A todos los que tienen como afición cultivar productos de la huerta en nuestro pueblo.
El sol amarillo de
septiembre refulge sin autoridad en la huerta. Anárquicos girasoles
avergonzados inclinan de forma reverente su panocha hacia la tierra. Sus troncos
encorvados dejaron de mirar y bailar al compás del sol, y como un reloj
averiado se detuvieron en una hora que será la de su decapitación. Algunos
tomates deformes y asolanados muestran su marca blanca entre un tamiz de cañas
y tallos secos de una tomatera que fenece producto de un sol implacable habido
en un verano largo y tórrido. En septiembre si bajan las temperaturas y se
riegan con agua de lluvia, de nuevo brotarán tallos verdes y parirán nuevos
tomates otoñales, los que, al arrancar las matas en octubre, en mis tiempos, se
llevaban estando verdes a las cámaras y se consumían a medida que su color rojo
los delataba.
De las matas de pimientos
cuelgan algunos arrugados y diminutos con un sello negro producto de las
canículas habidas en siestas implacables. A su lado, en cambio, las berenjenas
muestran orgullosas un sinfín de frutos que como bombillas cuelgan de sus matas
esperando alumbrar el apetito del hortelano.
Este sol dorado de septiembre
intenta día tras día pintar del mismo color a los membrillos que verdes aún van
perdiendo esta tonalidad poco a poco al mismo tiempo que se sacuden de la
pelusa que los envuelven, será en su punto de madurez cuando adquieran el color
rubio característico de ellos. Bajo la sombra de este pequeño árbol cargado de
frutos dormita una hermosa calabaza alargada (carrueco) que por su tamaño desde
lejos bien parecía un niño acostado dormido este por el sonido monótono del
chorrillo de agua cayendo en la poza que desde ahí se percibe.
Las hojas de las higueras
languidecen con el paso de los días, y en sus ramas altas, de algunos higos amnistiados
dan cuenta de ellos los gorriones. Pronto, sus hojas caducas irán cayendo bajo
su copa hasta que la escoba de húmedos vientos otoñales barran su ruedo. Las
matas de judías trepan secas por el encañado que la sostuvo cuando daban “habicholillas”.

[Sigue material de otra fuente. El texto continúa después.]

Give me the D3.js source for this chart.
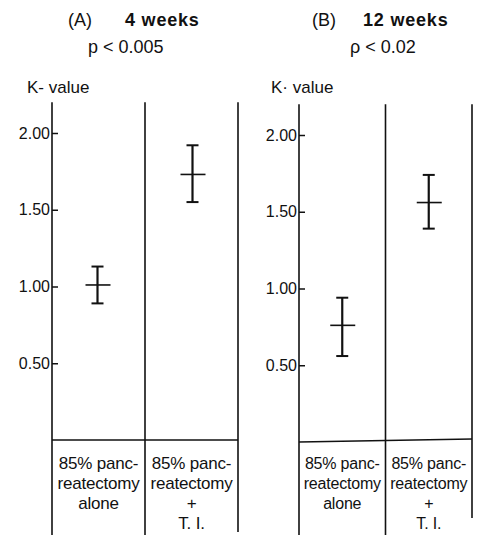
<!DOCTYPE html>
<html>
<head>
<meta charset="utf-8">
<script src="https://cdn.jsdelivr.net/npm/d3@7"></script>
<style>
body{margin:0;background:#fff;}
text{font-family:"Liberation Sans","DejaVu Sans",sans-serif;fill:#111;}
</style>
</head>
<body>
<svg id="svg" width="481" height="535"></svg>
<script>
// values
var groups=["alone","T.I."];
var meansA=[1.01,1.73], upperA=[1.13,1.92], lowerA=[0.89,1.55];
var meansB=[0.76,1.56], upperB=[0.94,1.74], lowerB=[0.56,1.39];
var ticks=[0.5,1.0,1.5,2.0];
var labelLines=[["85% panc-","reatectomy","alone"],["85% panc-","reatectomy","+","T. I."]];

var svg=d3.select("#svg");

function panel(p){
    var g=svg.append("g");
    var y=d3.scaleLinear().domain([0,2]).range([p.y0,p.y2]);
    var x=d3.scaleBand().domain(groups).range([p.left,p.right]);

    // title
    g.append("text").attr("x",p.tx).attr("y",26).attr("font-size",18)
     .attr("font-family","DejaVu Sans").text(p.letter);
    g.append("text").attr("x",p.wx).attr("y",26).attr("font-size",18).attr("letter-spacing","0.8")
     .attr("font-family","DejaVu Sans").attr("font-weight","bold").text(p.weeks);
    g.append("text").attr("x",p.px).attr("y",53).attr("font-size",18)
     .attr("font-family","DejaVu Sans").text(p.pval);
    g.append("text").attr("x",p.kx).attr("y",93).attr("font-size",17).text(p.klabel);

    // axis
    var ax=g.append("g").attr("transform","translate("+p.left+",0)")
        .call(d3.axisLeft(y).tickValues(ticks).tickFormat(d3.format(".2f")).tickSize(-6).tickPadding(2));
    ax.select(".domain").remove();
    ax.selectAll("line").attr("stroke","#111").attr("stroke-width",1.5);
    ax.selectAll("text").attr("font-size",16).attr("font-family","Liberation Sans, sans-serif").attr("fill","#111");

    // frame
    var top=y(2.2);
    g.append("line").attr("x1",p.left).attr("x2",p.left).attr("y1",top).attr("y2",535);
    g.append("line").attr("x1",x("T.I.")).attr("x2",x("T.I.")).attr("y1",top).attr("y2",535);
    g.append("line").attr("x1",p.right).attr("x2",p.right).attr("y1",top).attr("y2",p.rbottom);
    g.append("line").attr("x1",p.left).attr("x2",p.right).attr("y1",y(0)).attr("y2",y(0)-p.tilt);
    g.selectAll("line").filter(function(){return !this.closest(".tick");})
        .attr("stroke","#111").attr("stroke-width",1.6);

    // error bars
    groups.forEach(function(k,i){
        var cx=x(k)+x.bandwidth()/2+p.off[i];
        var e=g.append("g").attr("stroke","#111");
        e.append("line").attr("x1",cx).attr("x2",cx).attr("y1",y(p.up[i])).attr("y2",y(p.lo[i])).attr("stroke-width",2.2);
        e.append("line").attr("x1",cx-6).attr("x2",cx+6).attr("y1",y(p.up[i])).attr("y2",y(p.up[i])).attr("stroke-width",2);
        e.append("line").attr("x1",cx-6).attr("x2",cx+6).attr("y1",y(p.lo[i])).attr("y2",y(p.lo[i])).attr("stroke-width",2);
        e.append("line").attr("x1",cx-12).attr("x2",cx+13).attr("y1",y(p.mean[i])).attr("y2",y(p.mean[i])).attr("stroke-width",1.6);

        var c=x(k)+x.bandwidth()/2;
        labelLines[i].forEach(function(s,j){
            g.append("text").attr("x",c).attr("y",469+j*20).attr("text-anchor","middle")
             .attr("font-size",p.fs).attr("letter-spacing","-0.2").text(s);
        });
    });
}

panel({left:52,right:238,y0:440,y2:133,rbottom:532,tilt:0,off:[-1,1],fs:17,
       mean:meansA,up:upperA,lo:lowerA,letter:"(A)",weeks:"4 weeks",tx:68,wx:125,px:88,pval:"p < 0.005",kx:27,klabel:"K- value"});
panel({left:299,right:472,y0:442,y2:135,rbottom:518,tilt:3,off:[0,0],fs:16,
       mean:meansB,up:upperB,lo:lowerB,letter:"(B)",weeks:"12 weeks",tx:312,wx:363,px:350,pval:"ρ < 0.02",kx:271,klabel:"K· value"});
</script>
</body>
</html>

Ahora, solo sostienen algunas vainas que servirán para varios pucheros de
habichuelas que el hortelano espera degustar más adelante.
A las granadas que
cuelgan del granado parecen que le han dado una capa de barniz ya que su brillo
refulgente parece querer con ello alumbrar y dar vida a las matas de pepinos
que casi secas, todavía se aprecian en ellas algunos pepinillos encorvados. En
otros tiempos estos se consumían en vinagre. El ciruelo vigoroso, presume y
parece recordar con el verde intenso de sus hojas de su abundante cosecha color
sangre, parida a principios del verano. Un viejo melocotonero cargado de ramas
secas sin frutos, muestra algunas de ellas con hojas en su punta de colores
verdes, amarillos y rojos que presumiblemente pronto morirán.
La huerta en este tiempo
se vuelve triste y no se acostumbra al silencio. Los gritos de los nietos del hortelano jugando
en el huerto dejaron de oírse. Ahora, en el parral que da sombra a la terraza
del chiringuito las avispas clavan sus aguijones en los racimos que cuelgan de
su entramado teniendo como aliado el silencio. Otras, a pocos metros de una
alcaparrera saborean apiñadas un hueso tal vez de la última comida familiar
habida. Al verano ya le quedan pocos días y la huerta que estuvo su esplendor en
esta estación va muriendo lentamente.
Pero no todo muere en la
huerta. En un pequeño bancal rectangular allanado apuntan rábanos recién germinados que antes de
final de mes estarán en la mesa del hortelano y de algunos de sus amigos, y
servirán de complemento al “panaseite” junto con unas aceitunas de “cornisuelo”
y una raspilla de bacalao. Un lujo para paladares torrecampeños.